## THE PROBLEM
Pictures must not be retyped. Return exactly the lines from the one with "Reproduce this chart with Plotly." through the one with "xticks = [0, 20, 40, 60, 80, 100, 120]", both included, and no others.

## MATERIAL SHOWN
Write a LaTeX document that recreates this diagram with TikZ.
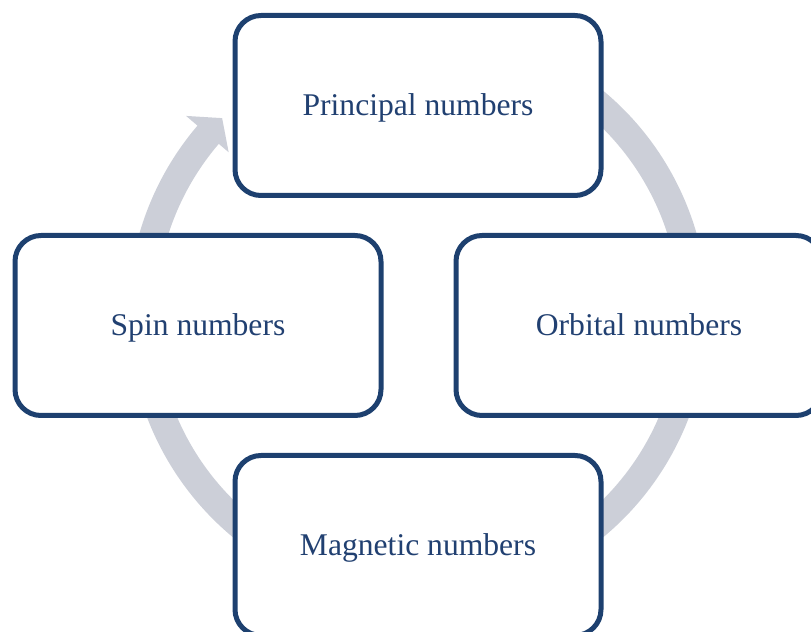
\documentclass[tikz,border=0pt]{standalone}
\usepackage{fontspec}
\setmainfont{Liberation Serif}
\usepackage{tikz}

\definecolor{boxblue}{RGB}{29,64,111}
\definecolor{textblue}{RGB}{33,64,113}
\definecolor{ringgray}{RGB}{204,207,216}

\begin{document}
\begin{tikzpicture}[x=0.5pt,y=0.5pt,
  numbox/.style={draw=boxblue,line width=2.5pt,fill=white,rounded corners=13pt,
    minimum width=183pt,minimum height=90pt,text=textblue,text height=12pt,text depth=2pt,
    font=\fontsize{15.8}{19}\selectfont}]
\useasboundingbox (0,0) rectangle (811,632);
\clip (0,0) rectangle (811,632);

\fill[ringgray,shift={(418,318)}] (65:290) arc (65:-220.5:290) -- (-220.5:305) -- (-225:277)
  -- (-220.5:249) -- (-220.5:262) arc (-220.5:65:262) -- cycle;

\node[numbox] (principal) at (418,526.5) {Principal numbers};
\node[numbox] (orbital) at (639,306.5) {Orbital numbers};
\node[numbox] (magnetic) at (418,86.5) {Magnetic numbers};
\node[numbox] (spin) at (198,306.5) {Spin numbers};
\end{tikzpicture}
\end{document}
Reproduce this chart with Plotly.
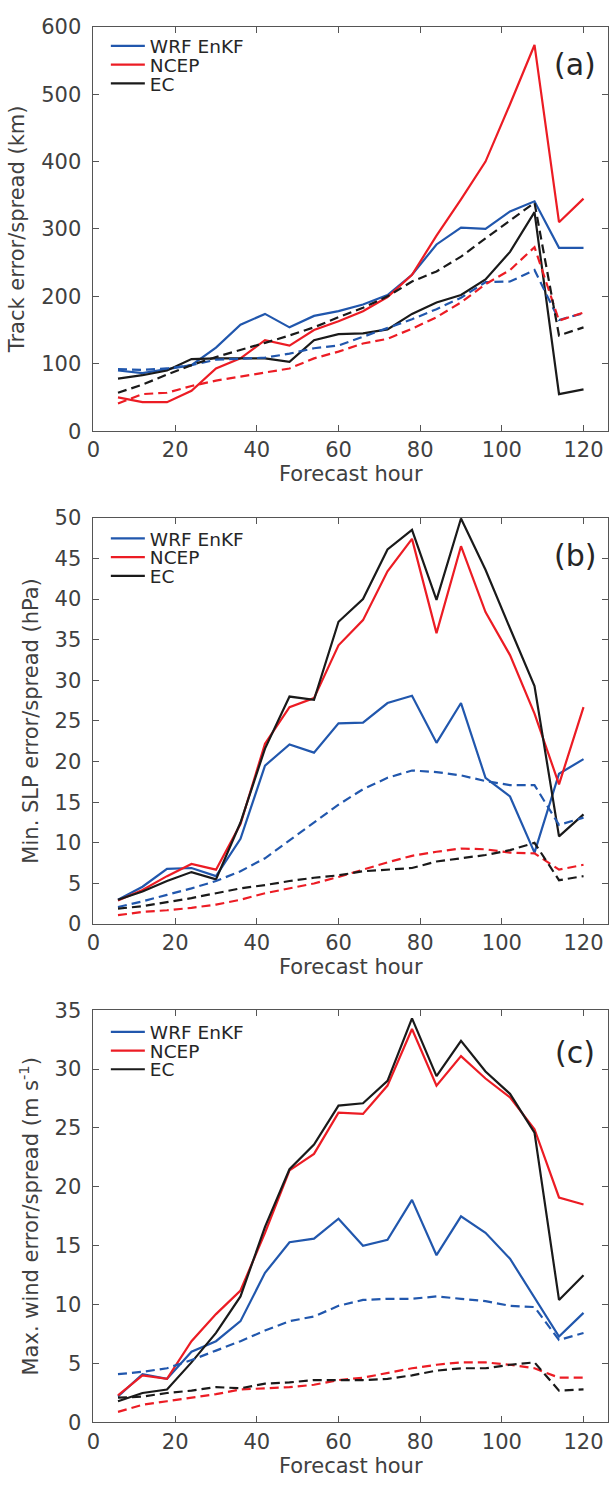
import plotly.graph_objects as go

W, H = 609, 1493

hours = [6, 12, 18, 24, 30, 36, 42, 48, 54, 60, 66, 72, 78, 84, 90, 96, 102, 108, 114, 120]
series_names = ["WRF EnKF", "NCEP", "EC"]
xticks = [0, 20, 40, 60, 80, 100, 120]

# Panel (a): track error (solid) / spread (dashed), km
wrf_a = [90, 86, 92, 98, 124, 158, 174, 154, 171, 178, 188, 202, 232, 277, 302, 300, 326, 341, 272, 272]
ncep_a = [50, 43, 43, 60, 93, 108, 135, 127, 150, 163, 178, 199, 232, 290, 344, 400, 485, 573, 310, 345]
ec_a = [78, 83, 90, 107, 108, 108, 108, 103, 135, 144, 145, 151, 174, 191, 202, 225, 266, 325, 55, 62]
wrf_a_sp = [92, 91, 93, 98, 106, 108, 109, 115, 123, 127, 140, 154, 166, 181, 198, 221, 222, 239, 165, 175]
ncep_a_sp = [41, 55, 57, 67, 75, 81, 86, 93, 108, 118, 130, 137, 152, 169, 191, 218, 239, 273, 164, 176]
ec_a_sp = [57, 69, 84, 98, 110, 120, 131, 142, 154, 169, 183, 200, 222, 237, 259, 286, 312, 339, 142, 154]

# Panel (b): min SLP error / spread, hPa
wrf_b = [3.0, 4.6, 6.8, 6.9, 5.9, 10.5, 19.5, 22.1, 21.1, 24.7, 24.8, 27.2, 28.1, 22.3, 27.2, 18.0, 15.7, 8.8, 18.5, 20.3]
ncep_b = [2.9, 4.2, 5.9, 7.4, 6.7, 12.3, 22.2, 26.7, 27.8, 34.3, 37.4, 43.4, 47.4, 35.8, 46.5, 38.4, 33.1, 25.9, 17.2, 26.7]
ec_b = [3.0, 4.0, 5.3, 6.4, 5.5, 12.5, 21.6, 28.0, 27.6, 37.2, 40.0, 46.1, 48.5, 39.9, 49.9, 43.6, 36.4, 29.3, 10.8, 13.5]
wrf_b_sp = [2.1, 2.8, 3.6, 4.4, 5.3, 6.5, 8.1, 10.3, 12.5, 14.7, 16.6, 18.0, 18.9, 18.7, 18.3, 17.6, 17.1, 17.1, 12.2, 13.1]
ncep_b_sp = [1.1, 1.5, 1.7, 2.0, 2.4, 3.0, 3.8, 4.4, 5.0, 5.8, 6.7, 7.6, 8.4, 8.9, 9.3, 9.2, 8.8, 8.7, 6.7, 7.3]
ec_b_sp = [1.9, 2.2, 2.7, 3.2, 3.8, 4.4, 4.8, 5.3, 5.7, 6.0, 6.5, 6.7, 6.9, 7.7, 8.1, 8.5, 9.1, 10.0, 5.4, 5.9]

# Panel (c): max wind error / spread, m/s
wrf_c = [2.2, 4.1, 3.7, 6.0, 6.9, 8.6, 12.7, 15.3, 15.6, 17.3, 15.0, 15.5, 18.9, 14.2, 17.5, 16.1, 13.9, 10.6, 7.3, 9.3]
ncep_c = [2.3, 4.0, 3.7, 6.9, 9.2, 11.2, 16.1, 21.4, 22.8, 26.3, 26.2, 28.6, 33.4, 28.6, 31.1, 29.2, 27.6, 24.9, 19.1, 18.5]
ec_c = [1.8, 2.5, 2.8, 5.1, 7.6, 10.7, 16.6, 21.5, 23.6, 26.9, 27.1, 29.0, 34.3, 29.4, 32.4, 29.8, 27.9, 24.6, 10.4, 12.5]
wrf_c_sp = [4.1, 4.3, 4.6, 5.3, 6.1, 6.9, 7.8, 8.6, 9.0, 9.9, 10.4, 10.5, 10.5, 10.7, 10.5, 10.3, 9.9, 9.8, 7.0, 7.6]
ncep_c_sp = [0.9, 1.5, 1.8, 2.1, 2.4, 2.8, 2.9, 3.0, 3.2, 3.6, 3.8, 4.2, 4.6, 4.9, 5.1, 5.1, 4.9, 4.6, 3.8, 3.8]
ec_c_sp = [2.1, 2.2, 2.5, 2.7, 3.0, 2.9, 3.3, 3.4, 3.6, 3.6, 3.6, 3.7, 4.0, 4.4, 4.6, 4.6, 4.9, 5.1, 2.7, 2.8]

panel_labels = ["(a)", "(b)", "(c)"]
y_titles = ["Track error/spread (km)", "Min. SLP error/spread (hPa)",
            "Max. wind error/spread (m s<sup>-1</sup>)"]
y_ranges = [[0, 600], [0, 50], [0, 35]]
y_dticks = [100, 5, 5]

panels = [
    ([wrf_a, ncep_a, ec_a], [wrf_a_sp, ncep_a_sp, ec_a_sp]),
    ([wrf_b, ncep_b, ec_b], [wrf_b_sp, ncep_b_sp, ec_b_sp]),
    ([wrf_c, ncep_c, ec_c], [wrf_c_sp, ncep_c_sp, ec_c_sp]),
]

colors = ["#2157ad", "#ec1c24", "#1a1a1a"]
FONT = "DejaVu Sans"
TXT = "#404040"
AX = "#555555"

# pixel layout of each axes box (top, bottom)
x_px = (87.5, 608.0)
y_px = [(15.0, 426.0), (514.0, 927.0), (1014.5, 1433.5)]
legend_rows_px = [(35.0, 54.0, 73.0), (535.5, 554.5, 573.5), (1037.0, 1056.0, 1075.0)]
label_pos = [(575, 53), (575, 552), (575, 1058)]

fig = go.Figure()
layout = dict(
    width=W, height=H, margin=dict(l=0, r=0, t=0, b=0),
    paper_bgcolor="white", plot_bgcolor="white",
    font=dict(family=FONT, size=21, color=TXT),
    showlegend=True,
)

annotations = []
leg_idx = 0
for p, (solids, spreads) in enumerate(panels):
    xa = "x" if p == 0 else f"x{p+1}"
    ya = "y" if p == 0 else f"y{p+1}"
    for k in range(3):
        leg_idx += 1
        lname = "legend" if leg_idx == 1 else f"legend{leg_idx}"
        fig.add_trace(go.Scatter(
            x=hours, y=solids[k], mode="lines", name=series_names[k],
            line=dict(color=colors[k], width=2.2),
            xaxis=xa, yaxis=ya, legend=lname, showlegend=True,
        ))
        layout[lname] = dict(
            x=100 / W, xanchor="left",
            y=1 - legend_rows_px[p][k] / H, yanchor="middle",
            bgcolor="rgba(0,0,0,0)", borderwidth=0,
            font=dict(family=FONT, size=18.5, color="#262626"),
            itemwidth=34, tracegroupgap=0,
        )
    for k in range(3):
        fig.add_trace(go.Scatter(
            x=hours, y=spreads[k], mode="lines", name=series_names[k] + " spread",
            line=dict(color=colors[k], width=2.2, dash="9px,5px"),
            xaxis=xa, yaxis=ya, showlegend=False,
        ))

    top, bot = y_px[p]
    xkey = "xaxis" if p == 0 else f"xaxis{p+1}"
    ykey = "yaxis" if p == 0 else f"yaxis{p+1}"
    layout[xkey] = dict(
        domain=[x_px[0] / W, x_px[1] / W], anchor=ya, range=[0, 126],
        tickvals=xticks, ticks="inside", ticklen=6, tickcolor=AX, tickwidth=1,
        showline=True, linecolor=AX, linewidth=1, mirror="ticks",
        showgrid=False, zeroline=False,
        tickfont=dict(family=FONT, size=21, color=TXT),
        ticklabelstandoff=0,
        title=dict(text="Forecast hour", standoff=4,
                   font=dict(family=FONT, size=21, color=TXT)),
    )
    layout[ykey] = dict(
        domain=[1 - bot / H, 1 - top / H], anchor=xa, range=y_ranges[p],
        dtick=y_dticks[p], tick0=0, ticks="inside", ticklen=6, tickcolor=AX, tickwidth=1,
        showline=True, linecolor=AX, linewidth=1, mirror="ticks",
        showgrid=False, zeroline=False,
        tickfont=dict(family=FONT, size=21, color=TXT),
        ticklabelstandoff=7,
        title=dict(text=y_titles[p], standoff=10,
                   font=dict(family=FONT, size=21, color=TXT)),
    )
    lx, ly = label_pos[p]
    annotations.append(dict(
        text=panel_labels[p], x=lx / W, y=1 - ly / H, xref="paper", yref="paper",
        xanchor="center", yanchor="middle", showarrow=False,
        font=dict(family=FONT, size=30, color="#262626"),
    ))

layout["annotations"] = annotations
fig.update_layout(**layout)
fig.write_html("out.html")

...

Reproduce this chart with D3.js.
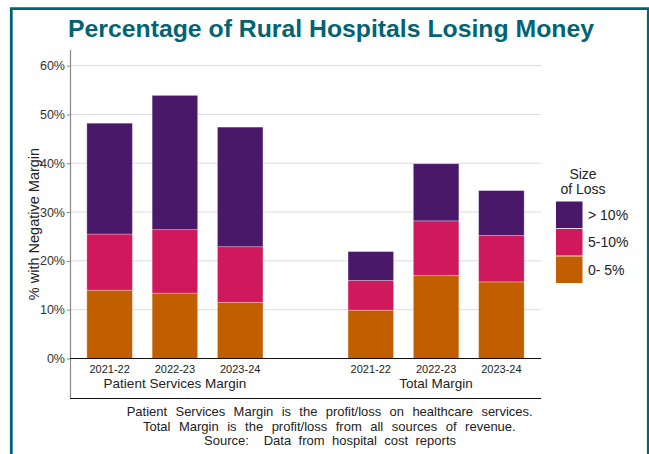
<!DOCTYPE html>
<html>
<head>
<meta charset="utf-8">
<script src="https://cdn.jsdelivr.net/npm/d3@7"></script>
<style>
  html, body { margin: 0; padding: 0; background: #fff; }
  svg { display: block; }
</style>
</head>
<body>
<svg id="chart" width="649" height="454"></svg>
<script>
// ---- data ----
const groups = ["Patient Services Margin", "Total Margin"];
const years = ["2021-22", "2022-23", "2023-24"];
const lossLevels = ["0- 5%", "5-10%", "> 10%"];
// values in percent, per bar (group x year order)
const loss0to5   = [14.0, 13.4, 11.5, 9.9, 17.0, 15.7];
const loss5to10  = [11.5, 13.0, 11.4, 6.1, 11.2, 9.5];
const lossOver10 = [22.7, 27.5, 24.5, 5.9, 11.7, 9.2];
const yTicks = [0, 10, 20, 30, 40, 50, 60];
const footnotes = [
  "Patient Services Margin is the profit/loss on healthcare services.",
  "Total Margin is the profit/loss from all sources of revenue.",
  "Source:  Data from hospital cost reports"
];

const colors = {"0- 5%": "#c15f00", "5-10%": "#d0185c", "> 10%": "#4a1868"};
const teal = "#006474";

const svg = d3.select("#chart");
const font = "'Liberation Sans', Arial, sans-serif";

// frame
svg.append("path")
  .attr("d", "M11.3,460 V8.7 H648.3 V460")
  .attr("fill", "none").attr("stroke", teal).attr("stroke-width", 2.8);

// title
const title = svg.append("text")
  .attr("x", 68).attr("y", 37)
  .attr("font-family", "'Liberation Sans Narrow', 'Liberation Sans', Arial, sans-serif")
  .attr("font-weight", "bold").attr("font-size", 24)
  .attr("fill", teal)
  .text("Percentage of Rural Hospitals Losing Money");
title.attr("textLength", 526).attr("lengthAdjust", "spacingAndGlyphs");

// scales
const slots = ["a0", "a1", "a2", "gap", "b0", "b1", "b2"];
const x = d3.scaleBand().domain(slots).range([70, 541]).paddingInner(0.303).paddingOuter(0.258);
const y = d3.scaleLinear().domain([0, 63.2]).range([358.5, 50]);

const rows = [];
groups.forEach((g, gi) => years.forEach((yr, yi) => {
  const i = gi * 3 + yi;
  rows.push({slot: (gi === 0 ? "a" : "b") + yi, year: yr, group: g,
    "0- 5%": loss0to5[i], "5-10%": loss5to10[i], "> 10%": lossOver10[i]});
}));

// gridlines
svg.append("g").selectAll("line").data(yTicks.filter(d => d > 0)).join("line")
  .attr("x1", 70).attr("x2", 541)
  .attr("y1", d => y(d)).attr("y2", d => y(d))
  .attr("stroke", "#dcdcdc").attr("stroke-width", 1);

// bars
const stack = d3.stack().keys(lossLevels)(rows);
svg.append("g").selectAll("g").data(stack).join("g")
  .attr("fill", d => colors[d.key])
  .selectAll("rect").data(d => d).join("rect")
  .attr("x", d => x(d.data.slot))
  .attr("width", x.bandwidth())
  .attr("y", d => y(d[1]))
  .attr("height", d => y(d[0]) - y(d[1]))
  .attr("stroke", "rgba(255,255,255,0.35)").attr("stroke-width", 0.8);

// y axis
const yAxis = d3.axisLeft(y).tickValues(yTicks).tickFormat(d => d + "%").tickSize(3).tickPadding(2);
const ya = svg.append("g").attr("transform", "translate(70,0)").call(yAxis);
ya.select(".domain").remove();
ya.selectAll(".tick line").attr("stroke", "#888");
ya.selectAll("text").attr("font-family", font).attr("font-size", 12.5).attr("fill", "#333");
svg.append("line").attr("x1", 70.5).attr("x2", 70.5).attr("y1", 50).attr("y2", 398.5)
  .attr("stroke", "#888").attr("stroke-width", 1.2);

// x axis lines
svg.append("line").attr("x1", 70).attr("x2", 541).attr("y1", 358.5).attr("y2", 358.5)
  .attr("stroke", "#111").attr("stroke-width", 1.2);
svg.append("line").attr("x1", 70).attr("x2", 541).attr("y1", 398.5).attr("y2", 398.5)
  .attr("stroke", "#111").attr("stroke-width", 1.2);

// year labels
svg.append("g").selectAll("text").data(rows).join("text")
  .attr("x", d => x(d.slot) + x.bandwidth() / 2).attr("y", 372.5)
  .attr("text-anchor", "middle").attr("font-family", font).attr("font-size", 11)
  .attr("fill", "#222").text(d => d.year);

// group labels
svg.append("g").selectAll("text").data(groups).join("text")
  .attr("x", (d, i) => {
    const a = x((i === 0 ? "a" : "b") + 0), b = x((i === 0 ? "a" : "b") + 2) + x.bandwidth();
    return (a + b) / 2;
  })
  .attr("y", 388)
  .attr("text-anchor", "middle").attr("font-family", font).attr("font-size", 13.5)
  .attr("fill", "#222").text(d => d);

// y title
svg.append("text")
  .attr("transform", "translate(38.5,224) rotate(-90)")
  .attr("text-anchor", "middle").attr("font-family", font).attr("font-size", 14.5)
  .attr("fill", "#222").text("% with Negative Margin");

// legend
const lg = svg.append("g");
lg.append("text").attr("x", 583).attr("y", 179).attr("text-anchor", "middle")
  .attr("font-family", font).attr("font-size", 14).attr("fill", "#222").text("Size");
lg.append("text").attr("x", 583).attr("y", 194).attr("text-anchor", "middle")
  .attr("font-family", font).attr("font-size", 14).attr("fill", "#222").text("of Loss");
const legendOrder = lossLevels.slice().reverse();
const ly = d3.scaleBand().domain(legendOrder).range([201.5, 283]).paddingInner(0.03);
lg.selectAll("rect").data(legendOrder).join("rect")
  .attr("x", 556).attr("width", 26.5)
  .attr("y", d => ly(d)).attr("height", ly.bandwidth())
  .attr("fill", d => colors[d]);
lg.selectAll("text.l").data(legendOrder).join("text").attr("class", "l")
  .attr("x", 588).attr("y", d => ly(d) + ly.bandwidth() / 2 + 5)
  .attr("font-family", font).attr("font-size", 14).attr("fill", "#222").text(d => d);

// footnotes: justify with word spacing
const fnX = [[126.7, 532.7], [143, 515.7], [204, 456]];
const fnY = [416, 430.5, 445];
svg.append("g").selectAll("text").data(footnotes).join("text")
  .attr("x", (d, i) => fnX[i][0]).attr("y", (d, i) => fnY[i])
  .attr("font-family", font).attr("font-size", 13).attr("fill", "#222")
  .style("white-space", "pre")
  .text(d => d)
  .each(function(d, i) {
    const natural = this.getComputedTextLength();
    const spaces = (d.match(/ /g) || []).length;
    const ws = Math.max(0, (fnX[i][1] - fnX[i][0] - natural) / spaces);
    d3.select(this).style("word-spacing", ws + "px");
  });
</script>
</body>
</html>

* * *

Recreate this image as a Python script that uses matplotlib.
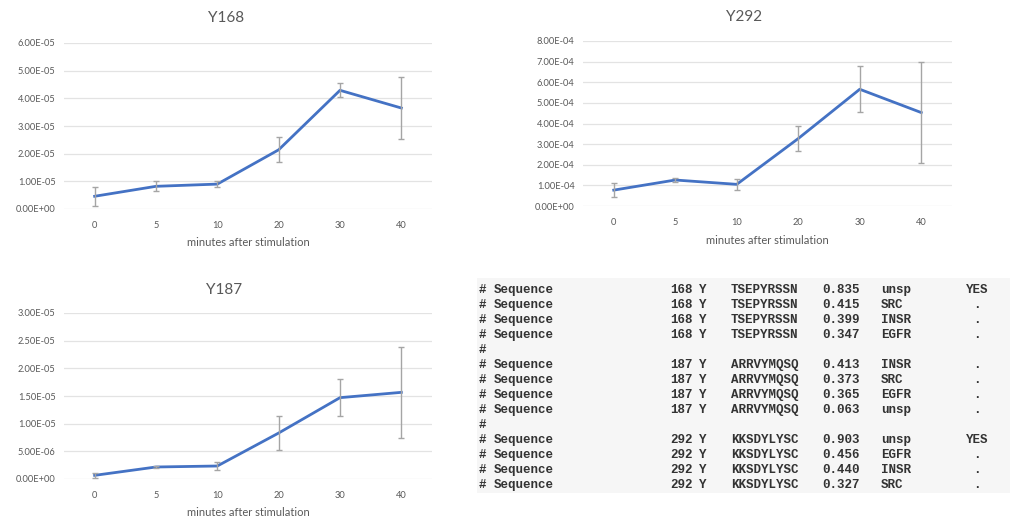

## EXPECTED ANSWER
Reproduce this chart with Plotly.
import plotly.graph_objects as go

W, H = 609, 1493

hours = [6, 12, 18, 24, 30, 36, 42, 48, 54, 60, 66, 72, 78, 84, 90, 96, 102, 108, 114, 120]
series_names = ["WRF EnKF", "NCEP", "EC"]
xticks = [0, 20, 40, 60, 80, 100, 120]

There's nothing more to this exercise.